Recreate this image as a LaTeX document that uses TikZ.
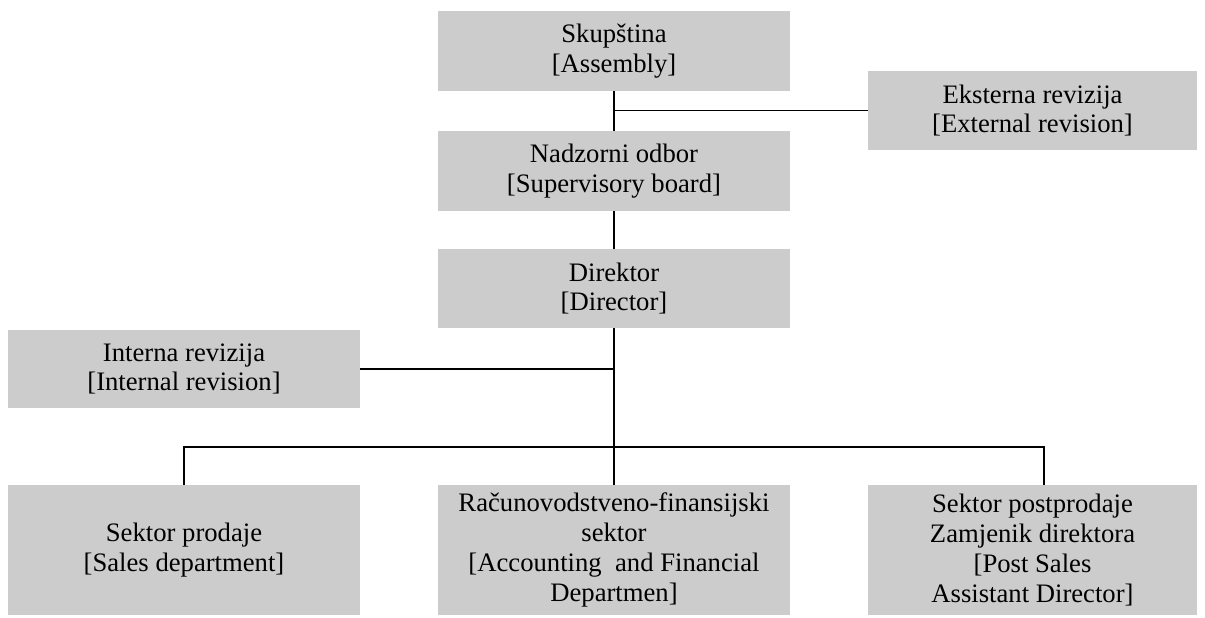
\documentclass[tikz,border=0pt]{standalone}
\usepackage{fontspec}
\setmainfont{Liberation Serif}
\definecolor{boxgray}{RGB}{204,204,204}
\begin{document}
\begin{tikzpicture}[x=0.75pt,y=-0.75pt,
  box/.style={rectangle,fill=boxgray,draw=none,inner sep=0pt,align=center,
    font=\fontsize{20pt}{22.3pt}\selectfont,minimum width=264pt},
  narrow/.style={minimum width=246.75pt},
  conn/.style={draw=black,line width=0.9pt}]
\useasboundingbox (0,0) rectangle (1205,617);
\node[box,minimum height=60pt] (sk) at (614,51) {Skupština\\{}[Assembly]};
\node[box,narrow,minimum height=59.25pt] (ek) at (1032.5,110.5) {Eksterna revizija\\{}[External revision]};
\node[box,minimum height=60pt] (nd) at (614,171) {Nadzorni odbor\\{}[Supervisory board]};
\node[box,minimum height=59.25pt] (dr) at (614,288.5) {Direktor\\{}[Director]};
\node[box,minimum height=58.5pt] (in) at (184,369) {Interna revizija\\{}[Internal revision]};
\node[box,minimum height=97.5pt] (sp) at (184,550) {Sektor prodaje\\{}[Sales department]};
\node[box,minimum height=97.5pt] (rf) at (614,550) {Računovodstveno-finansijski\\sektor\\{}[Accounting\ \ and Financial\\Departmen]};
\node[box,narrow,minimum height=97.5pt] (ps) at (1032.5,550) {Sektor postprodaje\\Zamjenik direktora\\{}[Post Sales\\Assistant Director]};
\coordinate (bus) at (614,447);
\coordinate (psdrop) at (1044,447);
\draw[conn] (sk.south) -- (nd.north);
\draw[conn] (sk.south |- ek.west) -- (ek.west);
\draw[conn] (nd.south) -- (dr.north);
\draw[conn] (dr.south) -- (bus) -- (rf.north);
\draw[conn] (in.east) -- (dr.south |- in.east);
\draw[conn] (sp.north) -- (sp.north |- bus) -- (psdrop) -- (psdrop |- ps.north);
\end{tikzpicture}
\end{document}
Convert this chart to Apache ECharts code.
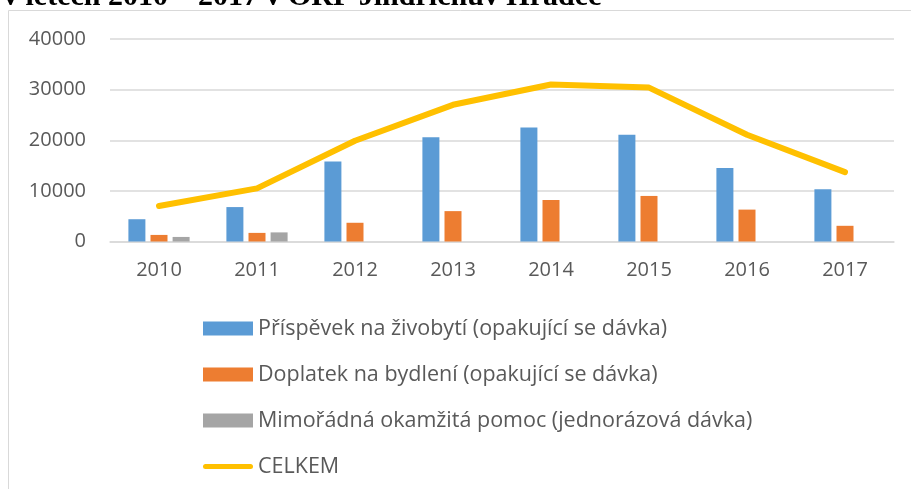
<!DOCTYPE html>
<html>
<head>
<meta charset="utf-8">
<script src="https://cdn.jsdelivr.net/npm/echarts@6/dist/echarts.min.js"></script>
<style>
  html, body { margin: 0; padding: 0; background: #fff; }
  #main { width: 911px; height: 489px; }
</style>
</head>
<body>
<div id="main"></div>
<script>
// roky
const years = ["2010", "2011", "2012", "2013", "2014", "2015", "2016", "2017"];
// hodnoty jednotlivých dávek
const prispevek = [4400, 6800, 15800, 20600, 22500, 21100, 14500, 10300];
const doplatek = [1300, 1700, 3700, 6000, 8200, 9000, 6300, 3100];
const mimoradna = [900, 1800, 0, 0, 0, 0, 0, 0];
const celkem = [7000, 10500, 19900, 27000, 31000, 30400, 21100, 13700];
const yTicks = [0, 10000, 20000, 30000, 40000];

const font = "Open Sans";
const textColor = "#595959";
// ikona legendy pro čáru (zaoblená)
const lineIcon = "path://M2.5,0 L47.5,0 A2.5,2.5 0 0 1 47.5,5 L2.5,5 A2.5,2.5 0 0 1 2.5,0 Z";

let myChart = echarts.init(document.getElementById("main"));

let option = {
    animation: false,
    textStyle: { fontFamily: font },
    graphic: [
        {
            type: "rect",
            shape: { x: 8.5, y: 10.5, width: 1000, height: 1000 },
            style: { fill: "none", stroke: "#D9D9D9", lineWidth: 1 },
            silent: true
        },
        {
            type: "text",
            x: 3,
            y: 12,
            style: {
                text: "v letech 2010 – 2017 v ORP Jindřichův Hradec",
                font: "bold 30px 'Liberation Serif'",
                fill: "#000",
                verticalAlign: "bottom"
            }
        }
    ],
    legend: {
        orient: "vertical",
        left: 198,
        top: 312.5,
        itemWidth: 50,
        itemHeight: 14,
        itemGap: 24,
        textStyle: { fontSize: 21.5, color: textColor, fontFamily: font, lineHeight: 22 },
        data: [
            { name: "Příspěvek na živobytí (opakující se dávka)", icon: "rect" },
            { name: "Doplatek na bydlení (opakující se dávka)", icon: "rect" },
            { name: "Mimořádná okamžitá pomoc (jednorázová dávka)", icon: "rect" },
            { name: "CELKEM", icon: lineIcon }
        ]
    },
    grid: { left: 110, right: 17, top: 39, bottom: 247.5 },
    xAxis: {
        type: "category",
        data: years,
        axisTick: { show: false },
        axisLine: { lineStyle: { color: "#D9D9D9", width: 1.5 } },
        axisLabel: { color: textColor, fontSize: 20, margin: 19 }
    },
    yAxis: {
        type: "value",
        min: yTicks[0],
        max: yTicks[yTicks.length - 1],
        interval: 10000,
        axisLine: { show: false },
        axisTick: { show: false },
        splitLine: { lineStyle: { color: "#D9D9D9", width: 1.5 } },
        axisLabel: {
            color: textColor,
            fontSize: 20,
            margin: 24,
            formatter: function (v) { return String(v); }
        }
    },
    series: [
        {
            name: "Příspěvek na živobytí (opakující se dávka)",
            type: "bar",
            data: prispevek,
            barWidth: 17,
            barGap: "30%",
            itemStyle: { color: "#5B9BD5" }
        },
        {
            name: "Doplatek na bydlení (opakující se dávka)",
            type: "bar",
            data: doplatek,
            barWidth: 17,
            barGap: "30%",
            itemStyle: { color: "#ED7D31" }
        },
        {
            name: "Mimořádná okamžitá pomoc (jednorázová dávka)",
            type: "bar",
            data: mimoradna,
            barWidth: 17,
            barGap: "30%",
            itemStyle: { color: "#A5A5A5" }
        },
        {
            name: "CELKEM",
            type: "line",
            data: celkem,
            symbol: "none",
            lineStyle: { color: "#FFC000", width: 6, cap: "round", join: "round" },
            itemStyle: { color: "#FFC000" }
        }
    ]
};

myChart.setOption(option);
</script>
</body>
</html>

────────

## Written instruction
Except for the pictures, give all the material above again verbatim.

## Problem solution
Recreate this image as a LaTeX document that uses TikZ.
\documentclass[tikz,border=0pt]{standalone}
\usepackage{fontspec}
\setmainfont{Liberation Serif}
\definecolor{boxgray}{RGB}{204,204,204}
\begin{document}
\begin{tikzpicture}[x=0.75pt,y=-0.75pt,
  box/.style={rectangle,fill=boxgray,draw=none,inner sep=0pt,align=center,
    font=\fontsize{20pt}{22.3pt}\selectfont,minimum width=264pt},
  narrow/.style={minimum width=246.75pt},
  conn/.style={draw=black,line width=0.9pt}]
\useasboundingbox (0,0) rectangle (1205,617);
\node[box,minimum height=60pt] (sk) at (614,51) {Skupština\\{}[Assembly]};
\node[box,narrow,minimum height=59.25pt] (ek) at (1032.5,110.5) {Eksterna revizija\\{}[External revision]};
\node[box,minimum height=60pt] (nd) at (614,171) {Nadzorni odbor\\{}[Supervisory board]};
\node[box,minimum height=59.25pt] (dr) at (614,288.5) {Direktor\\{}[Director]};
\node[box,minimum height=58.5pt] (in) at (184,369) {Interna revizija\\{}[Internal revision]};
\node[box,minimum height=97.5pt] (sp) at (184,550) {Sektor prodaje\\{}[Sales department]};
\node[box,minimum height=97.5pt] (rf) at (614,550) {Računovodstveno-finansijski\\sektor\\{}[Accounting\ \ and Financial\\Departmen]};
\node[box,narrow,minimum height=97.5pt] (ps) at (1032.5,550) {Sektor postprodaje\\Zamjenik direktora\\{}[Post Sales\\Assistant Director]};
\coordinate (bus) at (614,447);
\coordinate (psdrop) at (1044,447);
\draw[conn] (sk.south) -- (nd.north);
\draw[conn] (sk.south |- ek.west) -- (ek.west);
\draw[conn] (nd.south) -- (dr.north);
\draw[conn] (dr.south) -- (bus) -- (rf.north);
\draw[conn] (in.east) -- (dr.south |- in.east);
\draw[conn] (sp.north) -- (sp.north |- bus) -- (psdrop) -- (psdrop |- ps.north);
\end{tikzpicture}
\end{document}
Convert this chart to Apache ECharts code.
<!DOCTYPE html>
<html>
<head>
<meta charset="utf-8">
<script src="https://cdn.jsdelivr.net/npm/echarts@6/dist/echarts.min.js"></script>
<style>
  html, body { margin: 0; padding: 0; background: #fff; }
  #main { width: 911px; height: 489px; }
</style>
</head>
<body>
<div id="main"></div>
<script>
// roky
const years = ["2010", "2011", "2012", "2013", "2014", "2015", "2016", "2017"];
// hodnoty jednotlivých dávek
const prispevek = [4400, 6800, 15800, 20600, 22500, 21100, 14500, 10300];
const doplatek = [1300, 1700, 3700, 6000, 8200, 9000, 6300, 3100];
const mimoradna = [900, 1800, 0, 0, 0, 0, 0, 0];
const celkem = [7000, 10500, 19900, 27000, 31000, 30400, 21100, 13700];
const yTicks = [0, 10000, 20000, 30000, 40000];

const font = "Open Sans";
const textColor = "#595959";
// ikona legendy pro čáru (zaoblená)
const lineIcon = "path://M2.5,0 L47.5,0 A2.5,2.5 0 0 1 47.5,5 L2.5,5 A2.5,2.5 0 0 1 2.5,0 Z";

let myChart = echarts.init(document.getElementById("main"));

let option = {
    animation: false,
    textStyle: { fontFamily: font },
    graphic: [
        {
            type: "rect",
            shape: { x: 8.5, y: 10.5, width: 1000, height: 1000 },
            style: { fill: "none", stroke: "#D9D9D9", lineWidth: 1 },
            silent: true
        },
        {
            type: "text",
            x: 3,
            y: 12,
            style: {
                text: "v letech 2010 – 2017 v ORP Jindřichův Hradec",
                font: "bold 30px 'Liberation Serif'",
                fill: "#000",
                verticalAlign: "bottom"
            }
        }
    ],
    legend: {
        orient: "vertical",
        left: 198,
        top: 312.5,
        itemWidth: 50,
        itemHeight: 14,
        itemGap: 24,
        textStyle: { fontSize: 21.5, color: textColor, fontFamily: font, lineHeight: 22 },
        data: [
            { name: "Příspěvek na živobytí (opakující se dávka)", icon: "rect" },
            { name: "Doplatek na bydlení (opakující se dávka)", icon: "rect" },
            { name: "Mimořádná okamžitá pomoc (jednorázová dávka)", icon: "rect" },
            { name: "CELKEM", icon: lineIcon }
        ]
    },
    grid: { left: 110, right: 17, top: 39, bottom: 247.5 },
    xAxis: {
        type: "category",
        data: years,
        axisTick: { show: false },
        axisLine: { lineStyle: { color: "#D9D9D9", width: 1.5 } },
        axisLabel: { color: textColor, fontSize: 20, margin: 19 }
    },
    yAxis: {
        type: "value",
        min: yTicks[0],
        max: yTicks[yTicks.length - 1],
        interval: 10000,
        axisLine: { show: false },
        axisTick: { show: false },
        splitLine: { lineStyle: { color: "#D9D9D9", width: 1.5 } },
        axisLabel: {
            color: textColor,
            fontSize: 20,
            margin: 24,
            formatter: function (v) { return String(v); }
        }
    },
    series: [
        {
            name: "Příspěvek na živobytí (opakující se dávka)",
            type: "bar",
            data: prispevek,
            barWidth: 17,
            barGap: "30%",
            itemStyle: { color: "#5B9BD5" }
        },
        {
            name: "Doplatek na bydlení (opakující se dávka)",
            type: "bar",
            data: doplatek,
            barWidth: 17,
            barGap: "30%",
            itemStyle: { color: "#ED7D31" }
        },
        {
            name: "Mimořádná okamžitá pomoc (jednorázová dávka)",
            type: "bar",
            data: mimoradna,
            barWidth: 17,
            barGap: "30%",
            itemStyle: { color: "#A5A5A5" }
        },
        {
            name: "CELKEM",
            type: "line",
            data: celkem,
            symbol: "none",
            lineStyle: { color: "#FFC000", width: 6, cap: "round", join: "round" },
            itemStyle: { color: "#FFC000" }
        }
    ]
};

myChart.setOption(option);
</script>
</body>
</html>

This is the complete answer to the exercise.